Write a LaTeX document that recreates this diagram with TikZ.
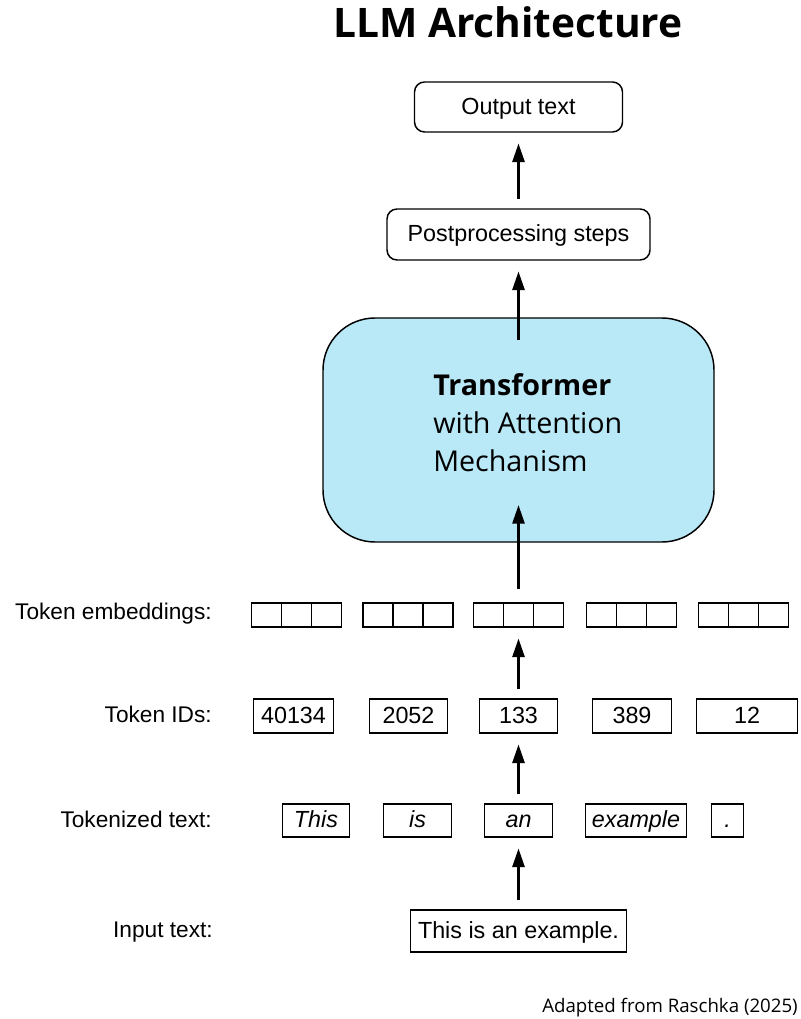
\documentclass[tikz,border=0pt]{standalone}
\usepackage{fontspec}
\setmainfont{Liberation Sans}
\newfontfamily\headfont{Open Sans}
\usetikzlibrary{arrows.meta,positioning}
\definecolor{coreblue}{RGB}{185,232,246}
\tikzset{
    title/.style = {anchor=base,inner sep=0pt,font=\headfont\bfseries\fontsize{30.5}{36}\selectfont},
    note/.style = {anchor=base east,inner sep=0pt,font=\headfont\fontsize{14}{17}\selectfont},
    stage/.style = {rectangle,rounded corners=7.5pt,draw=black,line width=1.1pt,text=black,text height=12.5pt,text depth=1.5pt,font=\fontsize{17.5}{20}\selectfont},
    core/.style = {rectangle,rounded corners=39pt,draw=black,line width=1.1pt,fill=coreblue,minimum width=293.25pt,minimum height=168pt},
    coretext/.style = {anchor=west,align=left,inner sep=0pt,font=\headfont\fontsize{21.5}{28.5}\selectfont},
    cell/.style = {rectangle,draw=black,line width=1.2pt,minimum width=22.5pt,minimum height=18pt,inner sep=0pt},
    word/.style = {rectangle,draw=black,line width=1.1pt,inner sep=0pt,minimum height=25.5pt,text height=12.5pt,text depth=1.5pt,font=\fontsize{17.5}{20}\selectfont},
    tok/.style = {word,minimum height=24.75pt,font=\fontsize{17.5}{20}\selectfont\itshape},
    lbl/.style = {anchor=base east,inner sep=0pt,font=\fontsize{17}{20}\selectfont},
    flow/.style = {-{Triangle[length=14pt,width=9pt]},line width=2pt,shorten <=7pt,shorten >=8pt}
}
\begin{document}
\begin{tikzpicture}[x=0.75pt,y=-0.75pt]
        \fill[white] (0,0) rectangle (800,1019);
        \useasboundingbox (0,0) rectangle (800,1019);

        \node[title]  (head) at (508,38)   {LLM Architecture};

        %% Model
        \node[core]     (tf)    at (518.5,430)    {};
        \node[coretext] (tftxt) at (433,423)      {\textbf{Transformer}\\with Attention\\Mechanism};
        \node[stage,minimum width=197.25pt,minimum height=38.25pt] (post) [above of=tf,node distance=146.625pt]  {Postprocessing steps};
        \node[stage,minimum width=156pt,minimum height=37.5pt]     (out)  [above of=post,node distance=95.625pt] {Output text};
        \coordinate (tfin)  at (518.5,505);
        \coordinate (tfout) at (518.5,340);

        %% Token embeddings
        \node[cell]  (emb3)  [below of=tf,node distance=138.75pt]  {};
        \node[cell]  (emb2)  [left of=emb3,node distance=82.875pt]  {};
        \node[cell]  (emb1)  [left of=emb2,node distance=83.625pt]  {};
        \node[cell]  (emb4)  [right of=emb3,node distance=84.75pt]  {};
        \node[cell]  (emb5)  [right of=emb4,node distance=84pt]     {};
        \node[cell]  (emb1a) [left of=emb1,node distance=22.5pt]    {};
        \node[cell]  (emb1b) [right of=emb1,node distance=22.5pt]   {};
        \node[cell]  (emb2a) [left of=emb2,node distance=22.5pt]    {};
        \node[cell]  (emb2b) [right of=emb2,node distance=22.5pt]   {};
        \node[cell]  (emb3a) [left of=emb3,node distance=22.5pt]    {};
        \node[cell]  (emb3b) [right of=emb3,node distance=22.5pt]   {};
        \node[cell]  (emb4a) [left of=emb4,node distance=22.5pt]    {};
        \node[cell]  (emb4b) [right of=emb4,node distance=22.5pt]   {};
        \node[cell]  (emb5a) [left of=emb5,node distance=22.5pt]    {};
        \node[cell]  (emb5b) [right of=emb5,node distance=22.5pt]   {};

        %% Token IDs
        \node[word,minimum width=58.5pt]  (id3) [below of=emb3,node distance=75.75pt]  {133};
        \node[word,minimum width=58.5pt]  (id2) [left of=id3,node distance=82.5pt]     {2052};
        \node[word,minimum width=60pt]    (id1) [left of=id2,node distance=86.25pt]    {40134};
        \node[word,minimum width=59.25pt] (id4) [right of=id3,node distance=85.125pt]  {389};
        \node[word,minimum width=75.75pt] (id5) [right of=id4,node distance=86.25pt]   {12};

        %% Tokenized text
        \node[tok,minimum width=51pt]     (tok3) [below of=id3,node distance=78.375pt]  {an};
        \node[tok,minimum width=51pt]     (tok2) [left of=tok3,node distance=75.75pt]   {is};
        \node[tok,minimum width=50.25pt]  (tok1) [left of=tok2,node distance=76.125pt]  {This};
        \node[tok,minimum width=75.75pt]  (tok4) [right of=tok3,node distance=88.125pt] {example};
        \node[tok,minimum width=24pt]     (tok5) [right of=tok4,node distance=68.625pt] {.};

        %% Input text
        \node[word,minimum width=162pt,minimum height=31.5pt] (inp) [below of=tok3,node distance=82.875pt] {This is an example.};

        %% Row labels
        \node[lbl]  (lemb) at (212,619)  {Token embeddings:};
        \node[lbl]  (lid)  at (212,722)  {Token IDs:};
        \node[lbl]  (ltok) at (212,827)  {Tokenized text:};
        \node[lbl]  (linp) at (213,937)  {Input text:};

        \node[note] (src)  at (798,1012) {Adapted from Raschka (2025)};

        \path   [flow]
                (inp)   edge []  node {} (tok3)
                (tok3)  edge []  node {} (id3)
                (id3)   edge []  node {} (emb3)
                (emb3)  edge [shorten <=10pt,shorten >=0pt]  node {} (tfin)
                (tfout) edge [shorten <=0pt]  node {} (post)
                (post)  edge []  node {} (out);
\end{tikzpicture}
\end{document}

******

▶ _Task objective_: Reproduce every line above as written, skipping pictures.

▶ _Exercise answer_:
Write a LaTeX document that recreates this diagram with TikZ.
\documentclass[tikz,border=0pt]{standalone}
\usepackage{fontspec}
\setmainfont{Liberation Sans}
\newfontfamily\headfont{Open Sans}
\usetikzlibrary{arrows.meta,positioning}
\definecolor{coreblue}{RGB}{185,232,246}
\tikzset{
    title/.style = {anchor=base,inner sep=0pt,font=\headfont\bfseries\fontsize{30.5}{36}\selectfont},
    note/.style = {anchor=base east,inner sep=0pt,font=\headfont\fontsize{14}{17}\selectfont},
    stage/.style = {rectangle,rounded corners=7.5pt,draw=black,line width=1.1pt,text=black,text height=12.5pt,text depth=1.5pt,font=\fontsize{17.5}{20}\selectfont},
    core/.style = {rectangle,rounded corners=39pt,draw=black,line width=1.1pt,fill=coreblue,minimum width=293.25pt,minimum height=168pt},
    coretext/.style = {anchor=west,align=left,inner sep=0pt,font=\headfont\fontsize{21.5}{28.5}\selectfont},
    cell/.style = {rectangle,draw=black,line width=1.2pt,minimum width=22.5pt,minimum height=18pt,inner sep=0pt},
    word/.style = {rectangle,draw=black,line width=1.1pt,inner sep=0pt,minimum height=25.5pt,text height=12.5pt,text depth=1.5pt,font=\fontsize{17.5}{20}\selectfont},
    tok/.style = {word,minimum height=24.75pt,font=\fontsize{17.5}{20}\selectfont\itshape},
    lbl/.style = {anchor=base east,inner sep=0pt,font=\fontsize{17}{20}\selectfont},
    flow/.style = {-{Triangle[length=14pt,width=9pt]},line width=2pt,shorten <=7pt,shorten >=8pt}
}
\begin{document}
\begin{tikzpicture}[x=0.75pt,y=-0.75pt]
        \fill[white] (0,0) rectangle (800,1019);
        \useasboundingbox (0,0) rectangle (800,1019);

        \node[title]  (head) at (508,38)   {LLM Architecture};

        %% Model
        \node[core]     (tf)    at (518.5,430)    {};
        \node[coretext] (tftxt) at (433,423)      {\textbf{Transformer}\\with Attention\\Mechanism};
        \node[stage,minimum width=197.25pt,minimum height=38.25pt] (post) [above of=tf,node distance=146.625pt]  {Postprocessing steps};
        \node[stage,minimum width=156pt,minimum height=37.5pt]     (out)  [above of=post,node distance=95.625pt] {Output text};
        \coordinate (tfin)  at (518.5,505);
        \coordinate (tfout) at (518.5,340);

        %% Token embeddings
        \node[cell]  (emb3)  [below of=tf,node distance=138.75pt]  {};
        \node[cell]  (emb2)  [left of=emb3,node distance=82.875pt]  {};
        \node[cell]  (emb1)  [left of=emb2,node distance=83.625pt]  {};
        \node[cell]  (emb4)  [right of=emb3,node distance=84.75pt]  {};
        \node[cell]  (emb5)  [right of=emb4,node distance=84pt]     {};
        \node[cell]  (emb1a) [left of=emb1,node distance=22.5pt]    {};
        \node[cell]  (emb1b) [right of=emb1,node distance=22.5pt]   {};
        \node[cell]  (emb2a) [left of=emb2,node distance=22.5pt]    {};
        \node[cell]  (emb2b) [right of=emb2,node distance=22.5pt]   {};
        \node[cell]  (emb3a) [left of=emb3,node distance=22.5pt]    {};
        \node[cell]  (emb3b) [right of=emb3,node distance=22.5pt]   {};
        \node[cell]  (emb4a) [left of=emb4,node distance=22.5pt]    {};
        \node[cell]  (emb4b) [right of=emb4,node distance=22.5pt]   {};
        \node[cell]  (emb5a) [left of=emb5,node distance=22.5pt]    {};
        \node[cell]  (emb5b) [right of=emb5,node distance=22.5pt]   {};

        %% Token IDs
        \node[word,minimum width=58.5pt]  (id3) [below of=emb3,node distance=75.75pt]  {133};
        \node[word,minimum width=58.5pt]  (id2) [left of=id3,node distance=82.5pt]     {2052};
        \node[word,minimum width=60pt]    (id1) [left of=id2,node distance=86.25pt]    {40134};
        \node[word,minimum width=59.25pt] (id4) [right of=id3,node distance=85.125pt]  {389};
        \node[word,minimum width=75.75pt] (id5) [right of=id4,node distance=86.25pt]   {12};

        %% Tokenized text
        \node[tok,minimum width=51pt]     (tok3) [below of=id3,node distance=78.375pt]  {an};
        \node[tok,minimum width=51pt]     (tok2) [left of=tok3,node distance=75.75pt]   {is};
        \node[tok,minimum width=50.25pt]  (tok1) [left of=tok2,node distance=76.125pt]  {This};
        \node[tok,minimum width=75.75pt]  (tok4) [right of=tok3,node distance=88.125pt] {example};
        \node[tok,minimum width=24pt]     (tok5) [right of=tok4,node distance=68.625pt] {.};

        %% Input text
        \node[word,minimum width=162pt,minimum height=31.5pt] (inp) [below of=tok3,node distance=82.875pt] {This is an example.};

        %% Row labels
        \node[lbl]  (lemb) at (212,619)  {Token embeddings:};
        \node[lbl]  (lid)  at (212,722)  {Token IDs:};
        \node[lbl]  (ltok) at (212,827)  {Tokenized text:};
        \node[lbl]  (linp) at (213,937)  {Input text:};

        \node[note] (src)  at (798,1012) {Adapted from Raschka (2025)};

        \path   [flow]
                (inp)   edge []  node {} (tok3)
                (tok3)  edge []  node {} (id3)
                (id3)   edge []  node {} (emb3)
                (emb3)  edge [shorten <=10pt,shorten >=0pt]  node {} (tfin)
                (tfout) edge [shorten <=0pt]  node {} (post)
                (post)  edge []  node {} (out);
\end{tikzpicture}
\end{document}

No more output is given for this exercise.